As the thousand people in Washington, whose healthcare is covered for life, figure out how many millions they would like to deny the same benefits, the industry is going through a massive transformation. The system, suffering from misaligned incentives and sophisticated gameplay, is likely the most complex. It is a lot easier to figure out autonomous cars and even “artificial intelligence.” The fundamental question in healthcare is how to maintain the health of every individual in a cost-effective fashion. There is only one class of humans who come close to this objective – providers who take care of patients and clinicians in manufacturing companies who want to solve big problems.
However, providers are suffering from technophobia. In less than five years, steering wheels will disappear from automobiles and humans will be a rare sight in manufacturing and power plants. Machines, without biases, are proving to be superior to humans in many decision processes. Every aspect of medicine, even the most cherished clinical components, will be influenced by machines in a few years. Machines, like it or not, will get better at diagnosis and treatment. The role of the provider will change to explain rather than to determine, for humans constrained by slow evolutionary processes will remain prisoners of the present.
The tsunami in healthcare is on the way.
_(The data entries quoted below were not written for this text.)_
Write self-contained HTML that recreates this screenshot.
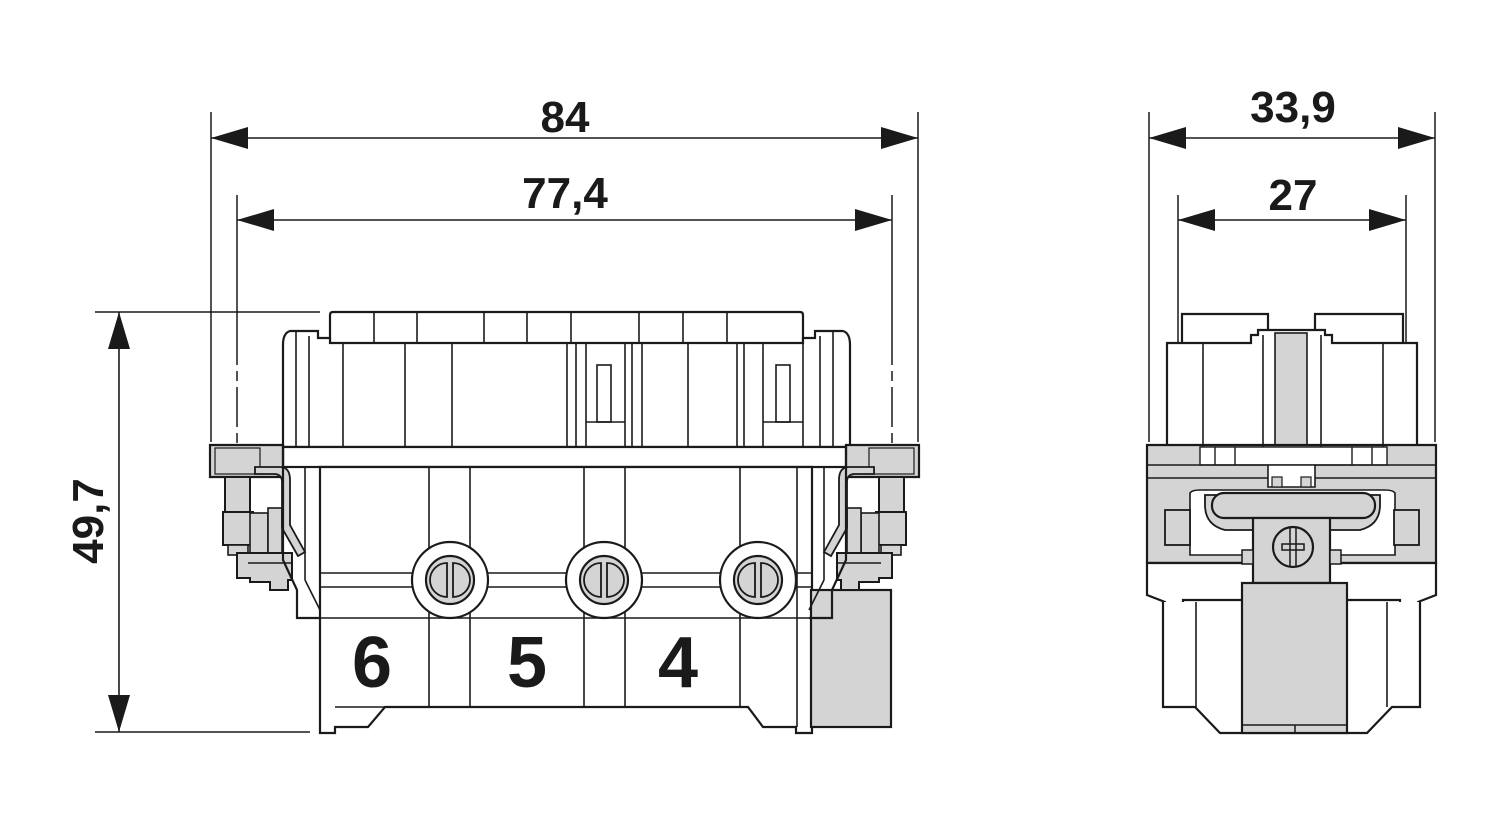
<!DOCTYPE html>
<html><head><meta charset="utf-8"><style>
html,body{margin:0;padding:0;background:#fff;}
svg{display:block;}
text{font-family:"Liberation Sans",Arial,sans-serif;font-weight:bold;fill:#1a1a1a;}
</style></head><body>
<svg width="1500" height="820" viewBox="0 0 1500 820" xmlns="http://www.w3.org/2000/svg">
<defs>
<g id="clamp">
  <path d="M210,445 L283,445 L283,477 L210,477 Z" fill="#d4d4d4" stroke="#1a1a1a" stroke-width="2.2"/>
  <rect x="215" y="448" width="45" height="26" fill="#d4d4d4" stroke="#1a1a1a" stroke-width="1.2"/>
  <rect x="225" y="477" width="25" height="35" fill="#d4d4d4" stroke="#1a1a1a" stroke-width="2"/>
  <rect x="223" y="512" width="30" height="33" fill="#d4d4d4" stroke="#1a1a1a" stroke-width="2"/>
  <rect x="228" y="545" width="20" height="10" fill="#d4d4d4" stroke="#1a1a1a" stroke-width="1.6"/>
  <rect x="250" y="513" width="18" height="40" fill="#d4d4d4" stroke="#1a1a1a" stroke-width="1.6"/>
  <rect x="268" y="508" width="14" height="45" fill="#d4d4d4" stroke="#1a1a1a" stroke-width="1.6"/>
  <path d="M237,553 L292,553 L292,580 L288,580 L288,590 L270,590 L270,582 L250,582 L250,578 L237,578 Z" fill="#d4d4d4" stroke="#1a1a1a" stroke-width="2"/>
  <line x1="248" y1="563" x2="292" y2="563" stroke="#1a1a1a" stroke-width="1.5"/>
  <path d="M255,467 L280,467 Q290,467 290,480 L290,525 L305,552 L298,556 L282,528 L282,482 Q282,474 274,474 L255,474 Z" fill="#d4d4d4" stroke="#1a1a1a" stroke-width="1.8"/>
  <path d="M283,445 L283,560 L297,590 L297,618 L320,618" fill="none" stroke="#1a1a1a" stroke-width="2.2"/>
  <line x1="305" y1="467" x2="305" y2="580" stroke="#1a1a1a" stroke-width="1.6"/>
  <line x1="305" y1="580" x2="320" y2="610" stroke="#1a1a1a" stroke-width="1.6"/>
  <line x1="296" y1="330" x2="296" y2="447" stroke="#1a1a1a" stroke-width="1.6"/>
  <line x1="309" y1="336" x2="309" y2="447" stroke="#1a1a1a" stroke-width="1.6"/>
</g>
<g id="screwL">
  <circle r="38" fill="#fff" stroke="#1a1a1a" stroke-width="2.2"/>
  <circle r="24" fill="#d4d4d4" stroke="#1a1a1a" stroke-width="2.2"/>
  <path d="M-3,-17 A17,17 0 0 0 -3,17 Z" fill="none" stroke="#1a1a1a" stroke-width="1.8"/>
  <path d="M3,-17 A17,17 0 0 1 3,17 Z" fill="none" stroke="#1a1a1a" stroke-width="1.8"/>
</g>
</defs>

<g stroke="#1a1a1a" fill="none">
<line x1="211" y1="112" x2="211" y2="442" stroke-width="1.5"/>
<line x1="918" y1="112" x2="918" y2="442" stroke-width="1.5"/>
<line x1="211" y1="138" x2="918" y2="138" stroke-width="1.6"/>
<line x1="237" y1="195" x2="237" y2="470" stroke-width="1.5" stroke-dasharray="170,6,10,6,40,6,10,6"/>
<line x1="892" y1="195" x2="892" y2="470" stroke-width="1.5" stroke-dasharray="170,6,10,6,40,6,10,6"/>
<line x1="237" y1="220" x2="892" y2="220" stroke-width="1.6"/>
<line x1="95" y1="312" x2="320" y2="312" stroke-width="1.5"/>
<line x1="95" y1="732" x2="310" y2="732" stroke-width="1.5"/>
<line x1="119" y1="312" x2="119" y2="732" stroke-width="1.6"/>
<line x1="1149" y1="112" x2="1149" y2="442" stroke-width="1.5"/>
<line x1="1435" y1="112" x2="1435" y2="442" stroke-width="1.5"/>
<line x1="1149" y1="138" x2="1435" y2="138" stroke-width="1.6"/>
<line x1="1178" y1="195" x2="1178" y2="575" stroke-width="1.5" stroke-dasharray="170,6,10,6,40,6,10,6,60,6"/>
<line x1="1406" y1="195" x2="1406" y2="575" stroke-width="1.5" stroke-dasharray="170,6,10,6,40,6,10,6,60,6"/>
<line x1="1178" y1="220" x2="1406" y2="220" stroke-width="1.6"/>
</g>
<g fill="#1a1a1a">
<path d="M211,138 L248,127 L248,149 Z"/><path d="M918,138 L881,127 L881,149 Z"/>
<path d="M237,220 L274,209 L274,231 Z"/><path d="M892,220 L855,209 L855,231 Z"/>
<path d="M119,312 L108,349 L130,349 Z"/><path d="M119,732 L108,695 L130,695 Z"/>
<path d="M1149,138 L1186,127 L1186,149 Z"/><path d="M1435,138 L1398,127 L1398,149 Z"/>
<path d="M1178,220 L1215,209 L1215,231 Z"/><path d="M1406,220 L1369,209 L1369,231 Z"/>
</g>
<text x="565" y="132" font-size="44" text-anchor="middle">84</text>
<text x="565" y="208" font-size="44" text-anchor="middle">77,4</text>
<text x="1293" y="122" font-size="44" text-anchor="middle">33,9</text>
<text x="1293" y="210" font-size="44" text-anchor="middle">27</text>
<text transform="translate(103,521) rotate(-90)" font-size="44" text-anchor="middle">49,7</text>

<g stroke="#1a1a1a" stroke-width="2.2" fill="#fff">
  <path d="M330,343 L330,315 Q330,312 333,312 L800,312 Q803,312 803,315 L803,343"/>
  <path d="M283,447 L283,345 Q283,333 290,331 L318,331 L318,338 L330,338 L330,343 L803,343 L803,338 L815,338 L815,331 L843,331 Q850,333 850,345 L850,447 Z"/>
</g>
<g stroke="#1a1a1a" stroke-width="1.6">
  <line x1="374" y1="312" x2="374" y2="343"/><line x1="417" y1="312" x2="417" y2="343"/>
  <line x1="484" y1="312" x2="484" y2="343"/><line x1="527" y1="312" x2="527" y2="343"/>
  <line x1="571" y1="312" x2="571" y2="343"/><line x1="639" y1="312" x2="639" y2="343"/>
  <line x1="683" y1="312" x2="683" y2="343"/><line x1="727" y1="312" x2="727" y2="343"/>
  <line x1="343" y1="343" x2="343" y2="447"/><line x1="405" y1="343" x2="405" y2="447"/>
  <line x1="452" y1="343" x2="452" y2="447"/><line x1="567" y1="343" x2="567" y2="447"/>
  <line x1="576" y1="343" x2="576" y2="447"/><line x1="586" y1="343" x2="586" y2="447"/>
  <line x1="625" y1="343" x2="625" y2="447"/><line x1="632" y1="343" x2="632" y2="447"/>
  <line x1="642" y1="343" x2="642" y2="447"/><line x1="688" y1="343" x2="688" y2="447"/>
  <line x1="737" y1="343" x2="737" y2="447"/><line x1="744" y1="343" x2="744" y2="447"/>
  <line x1="763" y1="343" x2="763" y2="447"/><line x1="803" y1="343" x2="803" y2="447"/>
  <line x1="586" y1="422" x2="625" y2="422"/><line x1="763" y1="422" x2="803" y2="422"/>
  <rect x="597" y="365" width="14" height="57" fill="none"/>
  <rect x="776" y="365" width="14" height="57" fill="none"/>
</g>
<rect x="283" y="447" width="567" height="20" fill="#fff" stroke="#1a1a1a" stroke-width="2.2"/>
<path d="M320,467 L812,467 L812,733 L796,733 L796,727 L763,727 L748,707 L385,707 L368,727 L335,727 L335,733 L320,733 Z" fill="#fff" stroke="#1a1a1a" stroke-width="2.2"/>
<g stroke="#1a1a1a" stroke-width="1.6">
  <line x1="429" y1="467" x2="429" y2="707"/><line x1="470" y1="467" x2="470" y2="707"/>
  <line x1="584" y1="467" x2="584" y2="707"/><line x1="625" y1="467" x2="625" y2="707"/>
  <line x1="740" y1="467" x2="740" y2="707"/><line x1="797" y1="467" x2="797" y2="727"/>
  <line x1="320" y1="573" x2="812" y2="573"/><line x1="320" y1="587" x2="812" y2="587"/>
  <line x1="320" y1="618" x2="812" y2="618"/>
  <line x1="335" y1="707" x2="385" y2="707"/>
</g>
<rect x="811" y="590" width="80" height="137" fill="#d4d4d4" stroke="#1a1a1a" stroke-width="2.2"/>
<use href="#screwL" x="450" y="580"/>
<use href="#screwL" x="604" y="580"/>
<use href="#screwL" x="758" y="580"/>
<use href="#clamp"/>
<use href="#clamp" transform="translate(1129,0) scale(-1,1)"/>
<text x="372" y="687" font-size="72" text-anchor="middle">6</text>
<text x="527" y="687" font-size="72" text-anchor="middle">5</text>
<text x="678" y="687" font-size="72" text-anchor="middle">4</text>

<g stroke="#1a1a1a" stroke-width="2.2">
  <path d="M1182,343 L1182,314 L1268,314 L1268,330" fill="#fff"/>
  <path d="M1315,330 L1315,314 L1403,314 L1403,343" fill="#fff"/>
  <path d="M1167,447 L1167,343 L1251,343 L1251,335 L1258,335 L1258,330 L1325,330 L1325,335 L1332,335 L1332,343 L1417,343 L1417,447 Z" fill="#fff"/>
  <rect x="1275" y="333" width="32" height="114" fill="#d4d4d4" stroke-width="1.6"/>
  <path d="M1147,445 L1436,445 L1436,563 L1147,563 Z" fill="#d4d4d4"/>
  <rect x="1200" y="447" width="187" height="18" fill="#fff" stroke-width="1.4"/>
  <line x1="1215" y1="447" x2="1215" y2="465" stroke-width="1.4"/>
  <line x1="1235" y1="447" x2="1235" y2="465" stroke-width="1.4"/>
  <line x1="1352" y1="447" x2="1352" y2="465" stroke-width="1.4"/>
  <line x1="1372" y1="447" x2="1372" y2="465" stroke-width="1.4"/>
  <path d="M1268,465 L1268,487 L1315,487 L1315,465" fill="#fff" stroke-width="1.6"/>
  <rect x="1272" y="477" width="10" height="10" fill="#d4d4d4" stroke-width="1.2"/>
  <rect x="1301" y="477" width="10" height="10" fill="#d4d4d4" stroke-width="1.2"/>
  <path d="M1147,563 L1436,563 L1436,595 L1418,602 L1408,618 L1400,620 L1400,600 L1183,600 L1183,620 L1175,618 L1165,602 L1147,595 Z" fill="#fff"/>
  <path d="M1163,602 L1163,707 L1195,707 L1220,733 L1367,733 L1392,707 L1420,707 L1420,602" fill="#fff"/>
  <path d="M1190,493 Q1192,490 1200,490 L1385,490 Q1393,490 1395,493 L1395,555 L1190,555 Z" fill="#fff" stroke-width="1.6"/>
  <path d="M1205,505 Q1205,525 1225,530 L1253,530 L1253,583 L1330,583 L1330,530 L1360,530 Q1380,525 1380,505 L1380,495 L1205,495 Z" fill="#d4d4d4" stroke-width="1.8"/>
  <rect x="1212" y="493" width="163" height="25" rx="12" fill="#d4d4d4"/>
  <rect x="1253" y="518" width="77" height="65" fill="#d4d4d4"/>
  <circle cx="1293" cy="547" r="20" fill="#d4d4d4"/>
  <rect x="1282" y="544" width="22" height="6" fill="#d4d4d4" stroke-width="1.5"/>
  <line x1="1290" y1="528" x2="1290" y2="566" stroke-width="1.5"/>
  <line x1="1296" y1="528" x2="1296" y2="566" stroke-width="1.5"/>
  <rect x="1242" y="550" width="11" height="14" fill="#d4d4d4" stroke-width="1.5"/>
  <rect x="1330" y="550" width="11" height="14" fill="#d4d4d4" stroke-width="1.5"/>
  <rect x="1242" y="583" width="105" height="150" fill="#d4d4d4"/>
  <line x1="1242" y1="725" x2="1347" y2="725" stroke-width="1.5"/>
  <line x1="1295" y1="725" x2="1295" y2="733" stroke-width="1.5"/>
  <rect x="1165" y="510" width="25" height="35" fill="#d4d4d4" stroke-width="1.8"/>
  <rect x="1394" y="510" width="25" height="35" fill="#d4d4d4" stroke-width="1.8"/>
  <line x1="1147" y1="465" x2="1436" y2="465" stroke-width="1.6"/>
  <line x1="1147" y1="478" x2="1268" y2="478" stroke-width="1.6"/>
  <line x1="1315" y1="478" x2="1436" y2="478" stroke-width="1.6"/>
  <line x1="1196" y1="602" x2="1196" y2="707" stroke-width="1.6"/>
  <line x1="1387" y1="602" x2="1387" y2="707" stroke-width="1.6"/>
  <line x1="1203" y1="343" x2="1203" y2="447" stroke-width="1.6"/>
  <line x1="1383" y1="343" x2="1383" y2="447" stroke-width="1.6"/>
  <line x1="1263" y1="335" x2="1263" y2="447" stroke-width="1.6"/>
  <line x1="1321" y1="335" x2="1321" y2="447" stroke-width="1.6"/>
</g>
</svg>
</body></html>
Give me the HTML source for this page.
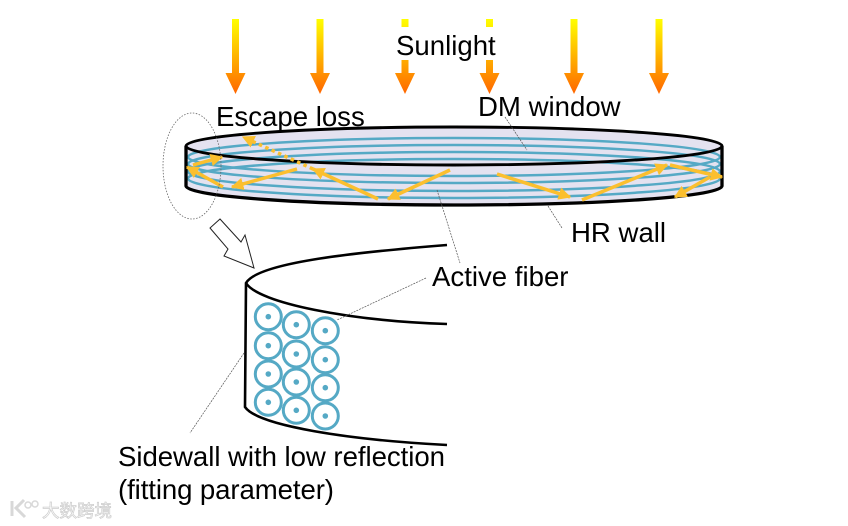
<!DOCTYPE html>
<html>
<head>
<meta charset="utf-8">
<style>
html,body{margin:0;padding:0;background:#fff;width:848px;height:526px;overflow:hidden}
svg{display:block}
text{font-family:"Liberation Sans","Noto Sans CJK SC",sans-serif;font-size:27.6px;fill:#000}
</style>
</head>
<body>
<svg width="848" height="526" viewBox="0 0 848 526" xmlns="http://www.w3.org/2000/svg">
<defs>
<linearGradient id="sun" gradientUnits="userSpaceOnUse" x1="0" y1="19" x2="0" y2="94">
<stop offset="0" stop-color="#ffff00"/><stop offset="1" stop-color="#ff6600"/>
</linearGradient>
<g id="sa"><polygon points="-3.5,19 3.5,19 3.5,73 10,73 0,94 -10,73 -3.5,73" fill="url(#sun)"/></g>
<marker id="ah" viewBox="0 0 10 10" refX="9" refY="5" markerWidth="3.600" markerHeight="3.600" orient="auto"><polygon points="0,0 10,5 0,10" fill="#fbbf2d"/></marker>
<filter id="soft" x="-5%" y="-5%" width="110%" height="110%"><feGaussianBlur stdDeviation="0.35"/></filter>
</defs>

<!-- Sun arrows -->
<g>
<use href="#sa" x="235.500"/>
<use href="#sa" x="320"/>
<use href="#sa" x="405"/>
<use href="#sa" x="489.500"/>
<use href="#sa" x="574"/>
<use href="#sa" x="659"/>
</g>
<rect x="396" y="27" width="102" height="33" fill="#fff"/>
<text x="396" y="55">Sunlight</text>

<!-- Disk -->
<g filter="url(#soft)">
<path d="M186,146 A268,19 0 0 1 722,146 L722,186 A268,19 0 0 1 186,186 Z" fill="#e4e2f0"/>
<g fill="none" stroke="#55a9c5" stroke-width="2.500">
<ellipse cx="454" cy="157" rx="266" ry="19"/>
<ellipse cx="454" cy="164" rx="266" ry="19"/>
<ellipse cx="454" cy="171.500" rx="266" ry="19.500"/>
<ellipse cx="454" cy="178.500" rx="266" ry="19.500"/>
</g>
<g fill="none" stroke="#000">
<ellipse cx="454" cy="146" rx="268" ry="19" stroke-width="2.900"/>
<path d="M186,146 L186,186 A268,19 0 0 0 722,186 L722,146" stroke-width="3.300"/>
</g>

<!-- Yellow rays -->
<g fill="none" stroke="#fbbf2d" stroke-width="3.500" marker-end="url(#ah)">
<line x1="193" y1="165" x2="222" y2="157"/>
<line x1="223" y1="187" x2="187" y2="167"/>
<line x1="297" y1="169" x2="232" y2="187"/>
<line x1="378" y1="199" x2="313" y2="169"/>
<line x1="450" y1="170" x2="388" y2="199"/>
<line x1="497" y1="174" x2="570" y2="197"/>
<line x1="582" y1="200" x2="667" y2="165"/>
<line x1="670" y1="165" x2="722" y2="177"/>
<line x1="710" y1="177" x2="675" y2="197"/>
<line x1="313" y1="169" x2="243" y2="137" stroke-dasharray="3.500 3.500"/>
</g>
</g>

<!-- Dotted ellipse -->
<ellipse cx="192" cy="166" rx="29" ry="53" fill="none" stroke="#666" stroke-width="0.800" stroke-dasharray="1.500 1.500"/>

<!-- Hollow arrow -->
<polygon points="220,219 210,228 228,249 224,256 254,268 245,235 241,242" fill="#fff" stroke="#222" stroke-width="1"/>

<!-- Lower detail -->
<g fill="none" stroke="#000" stroke-width="2.600" filter="url(#soft)">
<path d="M447,245 C360,252 258,262 246,283 L245,407 C258,426 350,440 447,445"/>
<path d="M246,283 C258,303 350,321 447,324"/>
</g>
<g fill="none" stroke="#55a9c5" stroke-width="3">
<circle cx="268.300" cy="316.700" r="13"/><circle cx="268.300" cy="345.700" r="13"/><circle cx="268.300" cy="374" r="13"/><circle cx="268.300" cy="402.300" r="13"/>
<circle cx="296.300" cy="324.700" r="13"/><circle cx="296.300" cy="354" r="13"/><circle cx="296.300" cy="382" r="13"/><circle cx="296.300" cy="410.300" r="13"/>
<circle cx="325.300" cy="330.700" r="13"/><circle cx="325.300" cy="359.700" r="13"/><circle cx="325.300" cy="387.700" r="13"/><circle cx="325.300" cy="416" r="13"/>
</g>
<g fill="#55a9c5">
<circle cx="268.300" cy="316.700" r="2.800"/><circle cx="268.300" cy="345.700" r="2.800"/><circle cx="268.300" cy="374" r="2.800"/><circle cx="268.300" cy="402.300" r="2.800"/>
<circle cx="296.300" cy="324.700" r="2.800"/><circle cx="296.300" cy="354" r="2.800"/><circle cx="296.300" cy="382" r="2.800"/><circle cx="296.300" cy="410.300" r="2.800"/>
<circle cx="325.300" cy="330.700" r="2.800"/><circle cx="325.300" cy="359.700" r="2.800"/><circle cx="325.300" cy="387.700" r="2.800"/><circle cx="325.300" cy="416" r="2.800"/>
</g>

<!-- Leader lines -->
<g stroke="#555" stroke-width="0.700" stroke-dasharray="2 1" fill="none">
<line x1="505" y1="117" x2="527" y2="150"/>
<line x1="548" y1="206" x2="562" y2="228"/>
<line x1="437" y1="190" x2="460" y2="263"/>
<line x1="426" y1="278" x2="337" y2="320"/>
<line x1="244" y1="353" x2="190" y2="433"/>
</g>

<!-- Labels -->
<text x="216" y="126">Escape loss</text>
<text x="478" y="116">DM window</text>
<text x="571" y="242">HR wall</text>
<text x="432" y="286">Active fiber</text>
<text x="118" y="466" textLength="327">Sidewall with low reflection</text>
<text x="118" y="499" textLength="216">(fitting parameter)</text>

<!-- Watermark -->
<g opacity="0.9">
<path d="M12,501 L12,516 M24,500 L16,508 L25,517" fill="none" stroke="#d4d4d4" stroke-width="3"/>
<circle cx="28" cy="505" r="3" fill="none" stroke="#d4d4d4" stroke-width="1.500"/>
<circle cx="35" cy="504" r="3" fill="none" stroke="#d4d4d4" stroke-width="1.500"/>
<text x="42" y="517" style="font-size:17.500px;fill:#fff;stroke:#c8c8c8;stroke-width:0.700px">大数跨境</text>
</g>
</svg>
</body>
</html>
In its foggy supply chain including manufacturers, providers, payers, and patients, sunlight will descend and there will be no hiding anymore. Prevention shall matter more than treatment, non-invasive intervention more than invasive procedures, primary care more than specialty care, inventions more than incremental therapies, the patient more than a singular disease state and care plans more than procedures.
Providers who embrace technology will accelerate this trend and others could get ossified.